**DIRECTIONS FOR THIS TASK:**
Keep pictures out. Copy exactly the lines from the one containing "Write a Python" to the one containing "import numpy as np", endpoints included.

**GIVEN DATA:**
+++++

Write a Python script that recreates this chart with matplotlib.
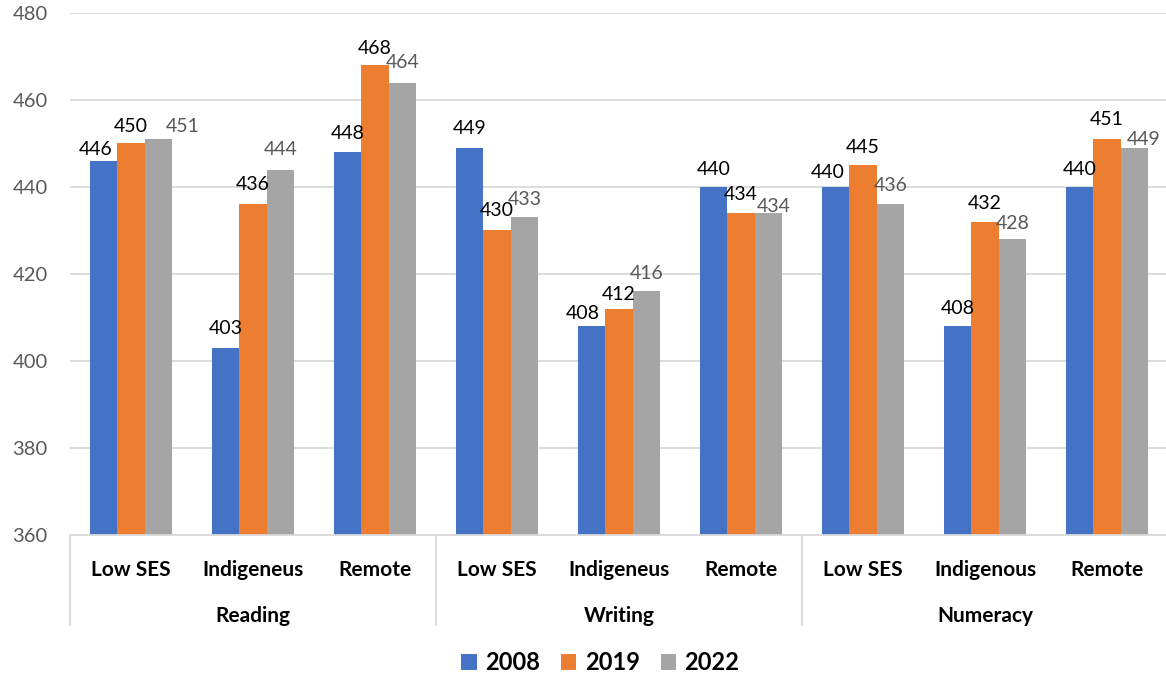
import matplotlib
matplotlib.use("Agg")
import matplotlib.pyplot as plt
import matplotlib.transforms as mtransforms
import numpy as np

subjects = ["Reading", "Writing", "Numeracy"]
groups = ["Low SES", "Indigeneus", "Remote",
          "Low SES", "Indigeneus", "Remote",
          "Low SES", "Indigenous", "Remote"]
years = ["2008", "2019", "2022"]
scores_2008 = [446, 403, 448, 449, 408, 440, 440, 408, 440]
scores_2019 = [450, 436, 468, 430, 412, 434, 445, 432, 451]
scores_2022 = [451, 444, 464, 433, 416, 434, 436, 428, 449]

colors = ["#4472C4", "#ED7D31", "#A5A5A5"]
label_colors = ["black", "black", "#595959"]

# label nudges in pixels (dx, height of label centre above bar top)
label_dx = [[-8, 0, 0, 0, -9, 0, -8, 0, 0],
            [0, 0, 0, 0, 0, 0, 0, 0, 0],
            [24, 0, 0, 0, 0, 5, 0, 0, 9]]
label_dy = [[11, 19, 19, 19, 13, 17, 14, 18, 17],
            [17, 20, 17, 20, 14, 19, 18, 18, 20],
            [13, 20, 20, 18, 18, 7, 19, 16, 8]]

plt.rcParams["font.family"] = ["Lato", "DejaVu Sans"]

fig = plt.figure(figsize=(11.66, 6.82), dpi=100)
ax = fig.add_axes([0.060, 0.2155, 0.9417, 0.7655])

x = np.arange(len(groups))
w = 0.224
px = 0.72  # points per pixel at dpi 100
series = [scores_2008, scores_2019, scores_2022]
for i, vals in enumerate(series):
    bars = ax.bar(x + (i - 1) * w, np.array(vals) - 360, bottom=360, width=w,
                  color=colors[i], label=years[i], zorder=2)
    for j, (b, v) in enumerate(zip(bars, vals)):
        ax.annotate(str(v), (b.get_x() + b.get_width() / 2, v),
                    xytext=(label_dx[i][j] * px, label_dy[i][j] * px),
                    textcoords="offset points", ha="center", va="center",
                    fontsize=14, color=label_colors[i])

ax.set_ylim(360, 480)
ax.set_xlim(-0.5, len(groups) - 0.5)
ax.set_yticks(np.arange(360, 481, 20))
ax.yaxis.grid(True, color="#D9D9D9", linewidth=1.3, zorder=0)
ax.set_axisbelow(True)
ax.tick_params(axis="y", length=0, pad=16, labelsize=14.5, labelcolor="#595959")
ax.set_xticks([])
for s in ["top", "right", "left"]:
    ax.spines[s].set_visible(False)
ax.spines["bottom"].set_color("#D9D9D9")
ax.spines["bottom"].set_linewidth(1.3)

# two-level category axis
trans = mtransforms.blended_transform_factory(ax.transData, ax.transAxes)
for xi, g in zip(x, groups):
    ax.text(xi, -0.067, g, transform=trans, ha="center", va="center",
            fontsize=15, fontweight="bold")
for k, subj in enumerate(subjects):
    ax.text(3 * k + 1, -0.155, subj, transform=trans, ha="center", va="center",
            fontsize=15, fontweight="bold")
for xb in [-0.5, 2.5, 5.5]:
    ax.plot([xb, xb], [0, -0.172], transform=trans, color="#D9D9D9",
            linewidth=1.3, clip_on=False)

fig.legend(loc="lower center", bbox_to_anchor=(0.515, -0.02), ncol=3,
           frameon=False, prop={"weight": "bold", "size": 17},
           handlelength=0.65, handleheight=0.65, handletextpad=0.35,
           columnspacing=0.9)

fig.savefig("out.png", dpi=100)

+++++

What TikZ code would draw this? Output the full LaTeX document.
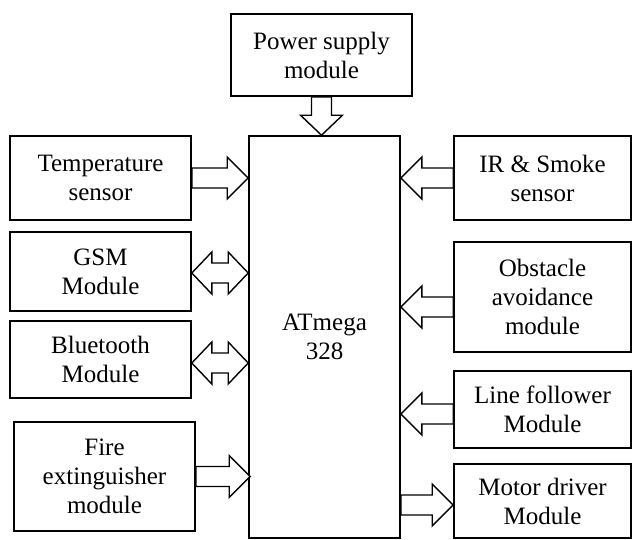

+++++

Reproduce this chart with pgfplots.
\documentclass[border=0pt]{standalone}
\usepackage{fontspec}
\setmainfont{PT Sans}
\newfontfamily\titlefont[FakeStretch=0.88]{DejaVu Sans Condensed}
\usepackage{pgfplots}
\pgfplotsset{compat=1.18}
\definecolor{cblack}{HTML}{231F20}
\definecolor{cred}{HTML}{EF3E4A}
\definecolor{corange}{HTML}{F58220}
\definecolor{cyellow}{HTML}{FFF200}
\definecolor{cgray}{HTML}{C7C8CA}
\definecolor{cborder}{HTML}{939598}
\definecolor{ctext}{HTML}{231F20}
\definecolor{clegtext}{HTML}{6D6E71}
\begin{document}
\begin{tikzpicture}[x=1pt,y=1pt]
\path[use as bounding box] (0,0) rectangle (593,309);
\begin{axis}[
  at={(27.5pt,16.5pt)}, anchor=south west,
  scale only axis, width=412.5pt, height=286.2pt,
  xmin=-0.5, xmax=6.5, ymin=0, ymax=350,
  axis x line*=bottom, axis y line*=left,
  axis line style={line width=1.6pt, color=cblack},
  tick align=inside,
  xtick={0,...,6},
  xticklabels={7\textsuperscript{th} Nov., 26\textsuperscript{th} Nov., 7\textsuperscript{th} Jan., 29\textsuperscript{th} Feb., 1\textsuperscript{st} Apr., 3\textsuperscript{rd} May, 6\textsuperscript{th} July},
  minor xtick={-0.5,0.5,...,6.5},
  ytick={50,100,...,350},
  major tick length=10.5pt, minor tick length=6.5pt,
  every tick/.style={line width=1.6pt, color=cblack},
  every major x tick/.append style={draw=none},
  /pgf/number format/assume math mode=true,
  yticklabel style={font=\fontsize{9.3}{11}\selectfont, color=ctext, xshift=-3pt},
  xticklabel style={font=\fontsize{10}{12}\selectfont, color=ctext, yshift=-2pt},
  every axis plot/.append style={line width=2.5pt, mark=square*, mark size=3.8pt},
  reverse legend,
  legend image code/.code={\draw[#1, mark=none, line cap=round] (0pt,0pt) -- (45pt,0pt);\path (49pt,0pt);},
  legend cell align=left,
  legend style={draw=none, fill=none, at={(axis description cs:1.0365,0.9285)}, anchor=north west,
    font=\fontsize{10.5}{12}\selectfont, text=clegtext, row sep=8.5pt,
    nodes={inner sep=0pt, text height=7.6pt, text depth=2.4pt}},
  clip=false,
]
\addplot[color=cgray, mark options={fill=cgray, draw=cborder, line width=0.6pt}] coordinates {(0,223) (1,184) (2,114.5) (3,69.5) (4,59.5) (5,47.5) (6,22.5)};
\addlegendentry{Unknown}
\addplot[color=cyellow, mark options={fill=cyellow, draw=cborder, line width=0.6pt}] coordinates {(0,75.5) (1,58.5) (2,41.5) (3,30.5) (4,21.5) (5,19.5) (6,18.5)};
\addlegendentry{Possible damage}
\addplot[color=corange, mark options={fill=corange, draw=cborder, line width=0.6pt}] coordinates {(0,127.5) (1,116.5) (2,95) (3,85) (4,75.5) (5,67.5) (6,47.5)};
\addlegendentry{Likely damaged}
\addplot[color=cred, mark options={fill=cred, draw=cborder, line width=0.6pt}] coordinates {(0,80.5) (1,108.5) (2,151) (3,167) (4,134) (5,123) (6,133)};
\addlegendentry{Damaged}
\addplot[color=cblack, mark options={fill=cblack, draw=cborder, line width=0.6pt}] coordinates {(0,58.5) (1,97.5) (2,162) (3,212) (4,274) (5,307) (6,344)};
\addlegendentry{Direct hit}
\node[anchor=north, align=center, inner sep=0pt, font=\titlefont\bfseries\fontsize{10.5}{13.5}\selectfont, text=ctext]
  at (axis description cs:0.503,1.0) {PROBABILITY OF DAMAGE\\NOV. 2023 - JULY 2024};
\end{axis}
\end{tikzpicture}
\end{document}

+++++

**RESPONSE:**
Write a Python script that recreates this chart with matplotlib.
import matplotlib
matplotlib.use("Agg")
import matplotlib.pyplot as plt
import matplotlib.transforms as mtransforms
import numpy as np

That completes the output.